◆ **INFORMATION PROVIDED**
------------------------------------------------------------

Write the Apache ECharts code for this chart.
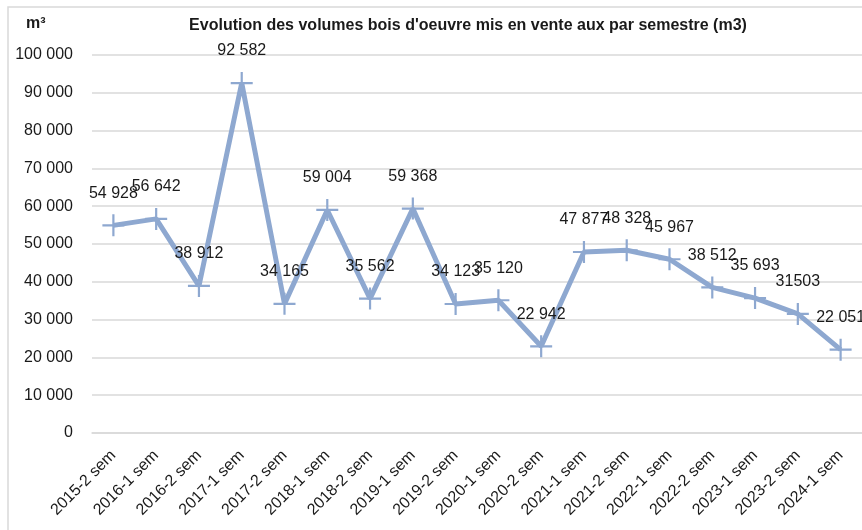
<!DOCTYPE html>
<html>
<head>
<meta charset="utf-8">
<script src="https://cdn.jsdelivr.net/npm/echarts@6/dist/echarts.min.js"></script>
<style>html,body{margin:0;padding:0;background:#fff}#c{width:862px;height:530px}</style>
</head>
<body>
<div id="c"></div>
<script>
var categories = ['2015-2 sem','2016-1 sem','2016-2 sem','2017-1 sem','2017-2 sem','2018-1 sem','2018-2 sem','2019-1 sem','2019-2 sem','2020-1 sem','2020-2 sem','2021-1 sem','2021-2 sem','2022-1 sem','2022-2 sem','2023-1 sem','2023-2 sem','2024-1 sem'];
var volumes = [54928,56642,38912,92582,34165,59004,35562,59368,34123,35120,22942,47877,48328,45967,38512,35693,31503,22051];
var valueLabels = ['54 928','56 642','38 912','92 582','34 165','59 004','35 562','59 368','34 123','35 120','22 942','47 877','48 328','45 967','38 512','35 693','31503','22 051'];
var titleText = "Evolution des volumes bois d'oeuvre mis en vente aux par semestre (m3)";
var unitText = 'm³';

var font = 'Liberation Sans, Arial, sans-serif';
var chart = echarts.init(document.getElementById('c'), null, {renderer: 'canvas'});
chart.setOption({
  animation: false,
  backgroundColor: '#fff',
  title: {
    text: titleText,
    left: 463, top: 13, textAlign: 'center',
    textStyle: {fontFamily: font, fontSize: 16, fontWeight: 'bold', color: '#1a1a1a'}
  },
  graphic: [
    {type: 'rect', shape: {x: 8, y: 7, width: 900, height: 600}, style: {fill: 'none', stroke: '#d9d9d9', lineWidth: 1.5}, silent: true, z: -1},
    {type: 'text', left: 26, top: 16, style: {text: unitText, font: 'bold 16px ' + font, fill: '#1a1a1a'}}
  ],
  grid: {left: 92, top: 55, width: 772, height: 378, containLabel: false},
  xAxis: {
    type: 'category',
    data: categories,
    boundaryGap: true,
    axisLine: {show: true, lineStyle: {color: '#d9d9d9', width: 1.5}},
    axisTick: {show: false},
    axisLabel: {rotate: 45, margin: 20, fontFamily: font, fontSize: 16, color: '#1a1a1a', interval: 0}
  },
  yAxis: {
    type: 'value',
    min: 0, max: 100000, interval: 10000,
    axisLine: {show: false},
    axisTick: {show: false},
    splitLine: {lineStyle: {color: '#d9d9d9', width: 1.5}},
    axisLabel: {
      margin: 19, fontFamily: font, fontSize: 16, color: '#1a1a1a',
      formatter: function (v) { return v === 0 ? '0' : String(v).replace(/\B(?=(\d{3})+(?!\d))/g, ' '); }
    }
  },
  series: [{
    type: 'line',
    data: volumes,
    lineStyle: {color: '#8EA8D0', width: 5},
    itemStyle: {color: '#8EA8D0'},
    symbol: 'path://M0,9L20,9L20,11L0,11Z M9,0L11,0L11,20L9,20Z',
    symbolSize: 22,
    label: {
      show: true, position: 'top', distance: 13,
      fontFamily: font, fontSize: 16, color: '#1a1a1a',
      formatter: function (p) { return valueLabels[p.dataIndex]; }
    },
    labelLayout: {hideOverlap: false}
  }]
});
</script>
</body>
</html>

------------------------------------------------------------

◆ **WHAT YOU WILL DO**
Transcribe exactly, with no pictures, the lines running from the first line of the material through the line holding "var unitText = 'm³';".

◆ **COMPLETE RESPONSE**
Write the Apache ECharts code for this chart.
<!DOCTYPE html>
<html>
<head>
<meta charset="utf-8">
<script src="https://cdn.jsdelivr.net/npm/echarts@6/dist/echarts.min.js"></script>
<style>html,body{margin:0;padding:0;background:#fff}#c{width:862px;height:530px}</style>
</head>
<body>
<div id="c"></div>
<script>
var categories = ['2015-2 sem','2016-1 sem','2016-2 sem','2017-1 sem','2017-2 sem','2018-1 sem','2018-2 sem','2019-1 sem','2019-2 sem','2020-1 sem','2020-2 sem','2021-1 sem','2021-2 sem','2022-1 sem','2022-2 sem','2023-1 sem','2023-2 sem','2024-1 sem'];
var volumes = [54928,56642,38912,92582,34165,59004,35562,59368,34123,35120,22942,47877,48328,45967,38512,35693,31503,22051];
var valueLabels = ['54 928','56 642','38 912','92 582','34 165','59 004','35 562','59 368','34 123','35 120','22 942','47 877','48 328','45 967','38 512','35 693','31503','22 051'];
var titleText = "Evolution des volumes bois d'oeuvre mis en vente aux par semestre (m3)";
var unitText = 'm³';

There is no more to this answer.